The powerful opponent is useless if he’s an idiot.  The protagonists’ victory over him or her is meaningless if a rabid chia pet with ADHD could beat him.  There’s no real threat because, literally, anyone could have done what our heroes have done.

For myself, I like a chess match between hero and villain.

Since I’m generally a pantser, when I get into the mind of the villain, I try to make intelligent decisions based on the knowledge the villain has.  For me, this does a few things.

One, it adds conflict.  Now, the protagonist has to adjust his perfect plan because the landscape has changed.  The hero needs to break into the building containing the needed data?  Well, he’s seen outside and the data is moved, undoing all of his risky work casing the place.

All of this makes the story interesting and, in my opinion, believable.

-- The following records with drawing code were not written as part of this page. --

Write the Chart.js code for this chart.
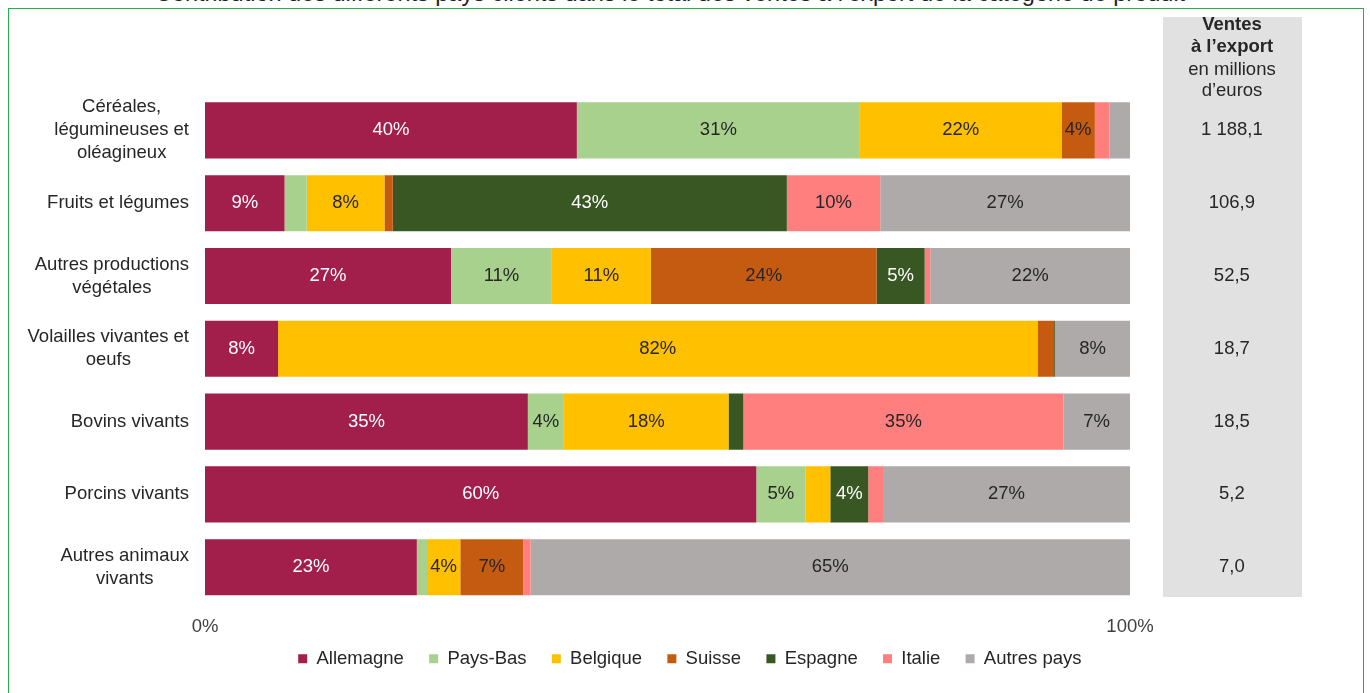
<!DOCTYPE html>
<html lang="fr">
<head>
<meta charset="utf-8">
<script src="https://cdn.jsdelivr.net/npm/chart.js@4.4.1/dist/chart.umd.min.js"></script>
<style>
body { margin: 0; width: 1370px; height: 693px; overflow: hidden; background: #fff; position: relative; font-family: "Liberation Sans", Arial, sans-serif; }
#titre { position: absolute; top: -18px; left: 0; width: 1340px; text-align: center; font-size: 23.5px; line-height: 1; color: #222; white-space: nowrap; }
#cadre { position: absolute; left: 8px; top: 8px; width: 1356px; height: 720px; border: 1px solid #22B14C; box-sizing: border-box; }
#c { position: absolute; left: 0; top: 0; }
</style>
</head>
<body>
<div id="titre">Contribution des différents pays clients dans le total des ventes à l’export de la catégorie de produit</div>
<div id="cadre"></div>
<canvas id="c" width="1370" height="693"></canvas>
<script>
// catégories de produits (libellés sur plusieurs lignes)
const categories = [
    ["Céréales,", "légumineuses et", "oléagineux"],
    ["Fruits et légumes"],
    ["Autres productions", "végétales"],
    ["Volailles vivantes et", "oeufs"],
    ["Bovins vivants"],
    ["Porcins vivants"],
    ["Autres animaux", "vivants"]
];
// ventes à l'export en millions d'euros
const ventes = ["1 188,1", "106,9", "52,5", "18,7", "18,5", "5,2", "7,0"];
const pays = ["Allemagne", "Pays-Bas", "Belgique", "Suisse", "Espagne", "Italie", "Autres pays"];

// parts en % par pays client
const allemagne = [40.2, 8.6, 26.6, 7.9, 34.9, 59.6, 22.9];
const paysBas   = [30.6, 2.4, 10.9, 0, 3.9, 5.3, 1.1];
const belgique  = [21.8, 8.4, 10.7, 82.1, 17.8, 2.7, 3.6];
const suisse    = [3.6, 0.9, 24.4, 1.8, 0, 0, 6.8];
const espagne   = [0, 42.6, 5.2, 0.1, 1.6, 4.1, 0];
const italie    = [1.6, 10.1, 0.6, 0, 34.6, 1.6, 0.8];
const autres    = [2.2, 27.0, 21.6, 8.1, 7.2, 26.7, 64.8];

const series = [allemagne, paysBas, belgique, suisse, espagne, italie, autres];
const couleurs = ['#A21E4B', '#A9D18E', '#FFC000', '#C55A11', '#385723', '#FF7F7F', '#AEAAAA'];
const couleursTexte = ['#ffffff', '#262626', '#262626', '#262626', '#ffffff', '#262626', '#262626'];

const police = "'Liberation Sans', Arial, sans-serif";
Chart.defaults.font.family = police;
Chart.defaults.font.size = 18.5;
Chart.defaults.color = '#262626';

// fond gris + en-tête de la colonne des ventes, libellés de gauche centrés ligne par ligne
const decor = {
    id: 'decor',
    beforeDraw(chart) {
        const ctx = chart.ctx;
        ctx.save();
        ctx.fillStyle = '#E1E1E1';
        ctx.fillRect(1163, 17, 139, 580);
        ctx.fillStyle = '#262626';
        ctx.textAlign = 'center';
        ctx.textBaseline = 'middle';
        ctx.font = 'bold 18.5px ' + police;
        ctx.fillText('Ventes', 1232, 25);
        ctx.fillText('à l’export', 1232, 47);
        ctx.font = '18.5px ' + police;
        ctx.fillText('en millions', 1232, 70);
        ctx.fillText('d’euros', 1232, 91);
        ctx.restore();
    },
    afterDraw(chart) {
        const ctx = chart.ctx;
        const y = chart.scales.y;
        ctx.save();
        ctx.font = '18.5px ' + police;
        ctx.fillStyle = '#262626';
        ctx.textAlign = 'center';
        ctx.textBaseline = 'middle';
        categories.forEach((lignes, i) => {
            const yc = y.getPixelForTick(i);
            const maxW = Math.max(...lignes.map(l => ctx.measureText(l).width));
            const xc = 189 - maxW / 2;
            lignes.forEach((l, k) => {
                ctx.fillText(l, xc, yc + (k - (lignes.length - 1) / 2) * 23);
            });
        });
        ctx.restore();
    }
};

// étiquettes de pourcentage dans les barres
const etiquettes = {
    id: 'etiquettes',
    afterDatasetsDraw(chart) {
        const ctx = chart.ctx;
        ctx.save();
        ctx.font = '18.5px ' + police;
        ctx.textAlign = 'center';
        ctx.textBaseline = 'middle';
        chart.data.datasets.forEach((ds, i) => {
            const meta = chart.getDatasetMeta(i);
            meta.data.forEach((bar, j) => {
                const v = ds.data[j];
                if (v < 3) return;
                ctx.fillStyle = couleursTexte[i];
                ctx.fillText(Math.round(v) + '%', (bar.x + bar.base) / 2, bar.y);
            });
        });
        ctx.restore();
    }
};

new Chart(document.getElementById('c'), {
    type: 'bar',
    data: {
        labels: categories.map(c => c.join(' ')),
        datasets: series.map((s, i) => ({
            label: pays[i],
            data: s,
            backgroundColor: couleurs[i],
            borderWidth: 0,
            barPercentage: 0.77,
            categoryPercentage: 1
        }))
    },
    options: {
        indexAxis: 'y',
        responsive: false,
        animation: false,
        layout: { padding: { left: 50, right: 30, top: 94, bottom: 18.4 } },
        scales: {
            x: {
                stacked: true,
                min: 0,
                max: 100,
                grid: { display: false },
                border: { display: false },
                ticks: { stepSize: 100, padding: 4, color: '#404040', callback: v => v + '%' },
                afterFit: s => { s.height = 31; }
            },
            y: {
                type: 'category',
                stacked: true,
                grid: { display: false },
                border: { display: false },
                ticks: { display: false },
                afterFit: s => { s.width = 155; }
            },
            y2: {
                type: 'category',
                position: 'right',
                labels: ventes,
                offset: true,
                grid: { display: false },
                border: { display: false },
                ticks: { crossAlign: 'center', padding: 63, color: '#262626' },
                afterFit: s => { s.width = 210; }
            }
        },
        plugins: {
            legend: {
                position: 'bottom',
                maxHeight: 40,
                labels: {
                    boxWidth: 9,
                    boxHeight: 9,
                    padding: 15,
                    color: '#262626',
                    generateLabels: chart => Chart.defaults.plugins.legend.labels.generateLabels(chart)
                        .map(item => Object.assign(item, { text: item.text + '  ' }))
                }
            },
            tooltip: { enabled: false }
        }
    },
    plugins: [decor, etiquettes]
});
</script>
</body>
</html>
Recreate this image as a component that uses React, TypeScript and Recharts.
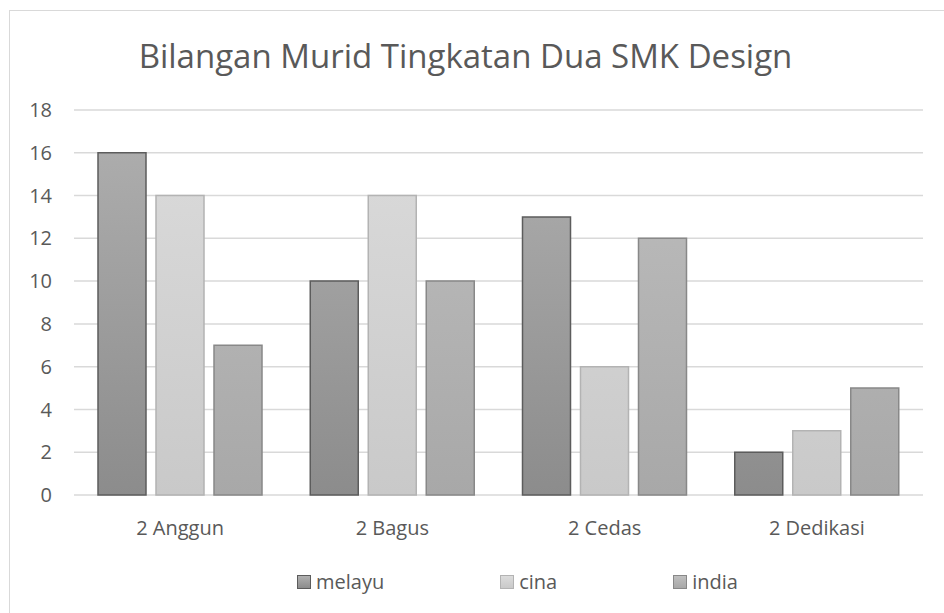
import React from "react";
import { BarChart, Bar, XAxis, YAxis, CartesianGrid } from "recharts";

const classes = ["2 Anggun", "2 Bagus", "2 Cedas", "2 Dedikasi"];
const melayu = [16, 10, 13, 2];
const cina = [14, 14, 6, 3];
const india = [7, 10, 12, 5];
const yTicks = [0, 2, 4, 6, 8, 10, 12, 14, 16, 18];

const series = [
  { key: "melayu", values: melayu, top: "#b0b0b0", bottom: "#8c8c8c", stroke: "#5c5c5c" },
  { key: "cina", values: cina, top: "#dcdcdc", bottom: "#c9c9c9", stroke: "#b3b3b3" },
  { key: "india", values: india, top: "#bfbfbf", bottom: "#a8a8a8", stroke: "#888888" },
];

const data = classes.map((name, i) => {
  const row: Record<string, string | number> = { name };
  series.forEach((s) => (row[s.key] = s.values[i]));
  return row;
});

const font = "'Open Sans', sans-serif";
const textColor = "#595959";

export default function App() {
  return (
    <div
      style={{
        position: "fixed",
        left: 0,
        top: 0,
        width: 944,
        height: 613,
        overflow: "hidden",
        background: "#fff",
        fontFamily: font,
      }}
    >
      {/* chart frame, cut off on the right and bottom like the reference */}
      <div
        style={{
          position: "absolute",
          left: 9,
          top: 10,
          width: 960,
          height: 640,
          border: "1.5px solid #d9d9d9",
          boxSizing: "border-box",
        }}
      />
      <div
        style={{
          position: "absolute",
          left: 0,
          top: 39,
          width: 931,
          textAlign: "center",
          fontSize: 33,
          lineHeight: "33px",
          color: textColor,
        }}
      >
        Bilangan Murid Tingkatan Dua SMK Design
      </div>

      <div style={{ position: "absolute", left: 0, top: 0 }}>
        <BarChart
          width={944}
          height={613}
          data={data}
          margin={{ top: 110, right: 21, left: 0, bottom: 62 }}
          barCategoryGap={24}
          barGap={10}
        >
          <defs>
            {series.map((s) => (
              <linearGradient
                key={s.key}
                id={"grad-" + s.key}
                gradientUnits="userSpaceOnUse"
                x1="0"
                y1="110"
                x2="0"
                y2="495"
              >
                <stop offset="0%" stopColor={s.top} />
                <stop offset="100%" stopColor={s.bottom} />
              </linearGradient>
            ))}
          </defs>
          <CartesianGrid vertical={false} stroke="#d9d9d9" strokeWidth={1.5} />
          <XAxis
            dataKey="name"
            axisLine={false}
            tickLine={false}
            tickMargin={20}
            height={56}
            tick={{ fill: textColor, fontSize: 20, fontFamily: font }}
          />
          <YAxis
            domain={[0, 18]}
            ticks={yTicks}
            width={74}
            axisLine={false}
            tickLine={false}
            tickMargin={16}
            tick={{ fill: textColor, fontSize: 20, fontFamily: font }}
          />
          {series.map((s) => (
            <Bar
              key={s.key}
              dataKey={s.key}
              fill={`url(#grad-${s.key})`}
              stroke={s.stroke}
              strokeWidth={1.5}
              isAnimationActive={false}
            />
          ))}
        </BarChart>
      </div>

      {/* legend */}
      <div
        style={{
          position: "absolute",
          left: 297,
          top: 568,
          display: "flex",
          gap: 116,
          fontSize: 20,
          lineHeight: "28px",
          color: textColor,
        }}
      >
        {series.map((s) => (
          <div key={s.key} style={{ display: "flex", alignItems: "center" }}>
            <span
              style={{
                display: "inline-block",
                width: 14,
                height: 14,
                boxSizing: "border-box",
                border: `1.5px solid ${s.stroke}`,
                background: `linear-gradient(${s.top}, ${s.bottom})`,
                marginRight: 5,
              }}
            />
            {s.key}
          </div>
        ))}
      </div>
    </div>
  );
}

Two, it adds depth to the character.  Responding to what each other does then forces the characters to show more of themselves.  For example, my hero does something and the villain’s henchman misses it.  Now, the villain is having to play catchup.  How does he react to this?  Does he throw a tantrum, or is he actually understanding?  Maybe he actually likes the challenge of having a worthy adversary.

To me, it’s easier to add depth to a character when the opportunities present themselves through the story, rather than wedged in some other way.

Finally, I like playing the chess game because it keeps the plot from becoming simplistic.  I tend to like my heroes, and it’s easy to give them a pass, to let everything happen easily.  By creating the chess game within the story–especially since often, my antagonists aren’t able to be more “powerful” than the protagonists–I make the character have to actually work at completing the task.

The best plots have twists and turns, and this is how *I* personally add them in.

Of course, I’m not someone who pretends he understands anything and everything about the craft, and I’m more than willing to hear what you guys think.

Do you have characters play an elaborate “chess game” with one another?  If not, how do you keep the plot interesting rather than simplistic?